The industry also tries to police itself. "We try to look out for the occasional guy who's doing liability claims and calls himself a public adjuster," says Art Jansen, president of Jansen & Co., a public adjusting firm based in Houston. "Those guys are the ones who give reputable public adjusters a bad name, and if we catch one, we try to make him adhere to our code of ethics."

Do I need an adjuster's help?

In some cases, you don't need to solicit the services of a public adjuster. If you're familiar with your homeowners policy and with construction costs, you can probably maximize the settlement your insurance company gives you. However, homeowners policies are often difficult to navigate because of the legalese and various named and unnamed exclusions.

Depending on who you talk to, you may or may not need a public adjuster. One piece of advice is to seek a public adjuster's service right away. "It's difficult for adjusters to come aboard in the middle of a case," Dilks says. "[Negotiating your claim yourself] is like representing yourself in court," Dilks says. "You can do it successfully, but your chances for error are greater." Dilks says it's nearly impossible for consumers to know what they can expect from their insurer in a homeowners claim situation, even after they read their policies.

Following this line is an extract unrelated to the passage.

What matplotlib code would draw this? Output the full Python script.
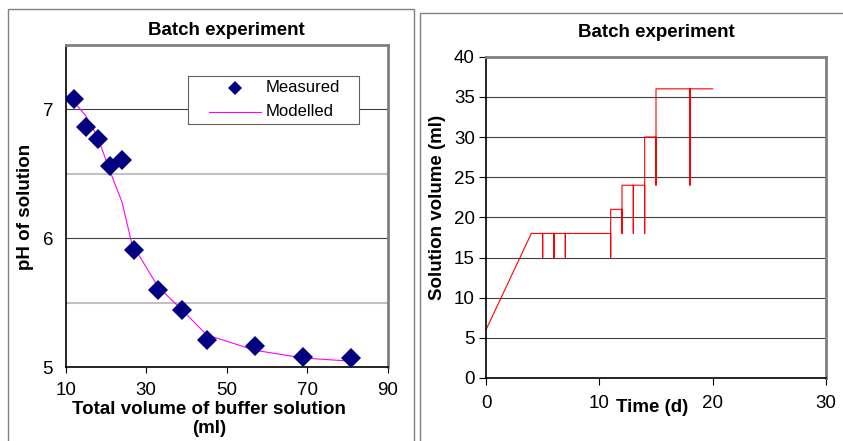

Industry officials advise consumers to wait for the company's first offer before deciding whether to hire an adjuster. "A lot of times a company's first offer is just that, a first offer," says John Eager, director of claims services at the National Association of Independent Insurers. "Insurers aren't inflexible to settling claims higher than the first offer."

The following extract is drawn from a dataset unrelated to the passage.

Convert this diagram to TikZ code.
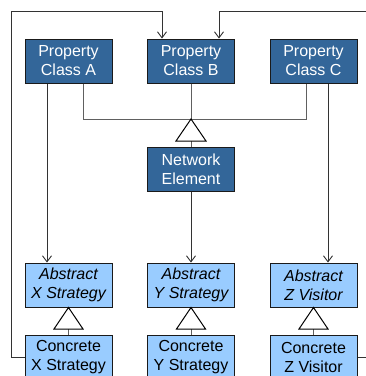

"We feel public adjusters are an unnecessary cost to policyholders."


Insurers assert that their claims staffs are professionals who are going to make the claims process as easy for their policyholders as possible. Dave Hurst, a spokesperson for State Farm Insurance, says the company doesn't believe policyholders regularly need public adjusters and that it's questionable whether a policyholder comes out ahead in a settlement when the adjuster's fee is figured in.

"It's our goal to settle with the consumer rapidly and equitably," says Dennis Schain, a spokesperson for the Travelers. "We feel public adjusters are an unnecessary cost to policyholders."